Situation: Selbstverständlich hat Eggboy den Eierprotest nicht erfunden. Davon gibt es gleichsam unzählige Beispiele, aber dies ist wohl eines der bekanntesten: der sogenannte Eierwurf von Halle auf Helmut Kohl. Am 10. Mai 1991 reiste der damalige Bundeskanzler nach Ostdeutschland, in die Region, der er vor der Wiedervereinigung "blühende Landschaften" versprochen hatte. Für viele Menschen sah die Realität aber anders aus. Als er in Halle auf dem Ratshof zum Stadthaus ankam, empfingen ihn nicht nur jubelnde Menschen, sondern auch eine wütende Menge von rund 100 Personen, die ihn auspfiff und beschimpfte. Einige begannen, Kohl mit Farbbeuteln, Tomaten und Eiern zu bewerfen, eins landete direkt auf seinem Anzug. Geworfen hatte es der 21-jährige Jurastudent Matthias Schipke.

Wurfinstrument: Joghurt

Zielscheibe: Grünen-Politiker Jürgen Trittin

Situation: Im September 2010 sprach Jürgen Trittin auf einer Podiumsdiskussion. Eine maskierte Person kippte dem Politiker und damaligen Fraktionschef der Grünen plötzlich aus einem tortenähnlichen Behälter eine weiße Flüssigkeit über den Körper: Joghurt. Der Mann konnte unerkannt flüchten. Während Trittin die Veranstaltung verärgert abbrach, lobte seine Gesprächspartnerin und Aktivistin Hanna Poddig die Aktion als "gut". Die Polizei ermittelte im Anschluss wegen versuchter Körperverletzung.

Wurfinstrument: Mehl

Zielscheibe: François Hollande

Situation: Der Lebensmittelwurf ist tatsächlich nicht nur eine deutsche, sondern internationale Protestform. Februar 2012 in Paris: Der sozialistische Präsidentschaftskandidat François Hollande spricht bei einer Wahlkampfveranstaltung. Plötzlich stürmt eine 45-jährige Frau auf die Bühne und überschüttet den Politiker mit einer Tüte Mehl. Während Hollande mit einem weiß überdeckten Gesicht und Anzug mit seiner Rede fortfährt, wird die Frau von Sicherheitsleuten überwältigt und von der Bühne getragen. Später gab sie an, von Sozialist*innen bedroht worden zu sein, und dass ihr eine Ungerechtigkeit zugestoßen sei. Auf ihrem Blog schrieb sie, in der Kindheit von Lehrer*innen sexualisiert belästigt worden zu sein. Sie trug ein Kilogramm Mehl bei sich.

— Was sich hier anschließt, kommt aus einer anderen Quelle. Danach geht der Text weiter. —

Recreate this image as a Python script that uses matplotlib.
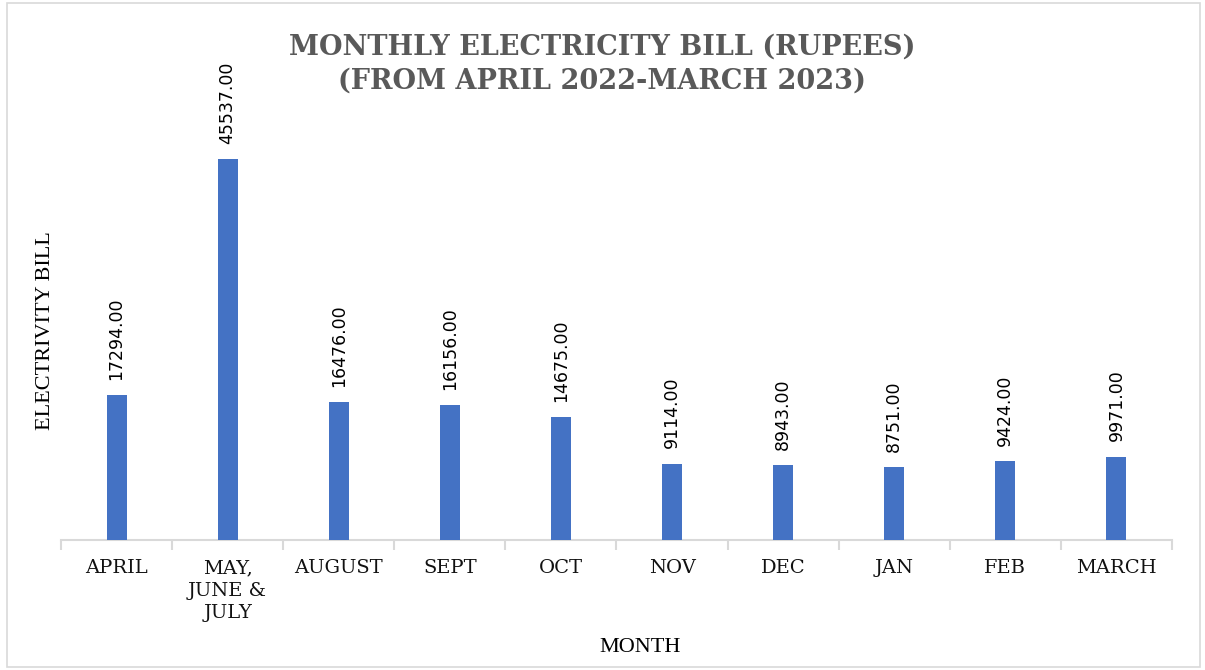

Wurfinstrument: Salatdressing

Zielscheibe: US-Politiker Pat Buchanan

Situation: Der konservative US-Politiker Pat Buchanan ist ein weiterer Kandidat, dem seine politischen Ansichten eine Lebensmitteldusche einbrachten. Im Januar 2005 trat er in der Western Michigan University auf. "Stoppt die Bigotterie!", schrie plötzlich ein 24-jähriger Student aus dem Publikum und übergoss den Republikaner mit Salatdressing. Der Besuch von Buchanan auf dem Campus hatte zuvor für Kontroversen gesorgt, da er auf den Geburtstag des US-amerikanischen und mexikostämmigen Führers der Arbeiter*innenbewegung César Chávez fiel. Buchanan forderte zu diesem Zeitpunkt eine restriktivere Migrationspolitik.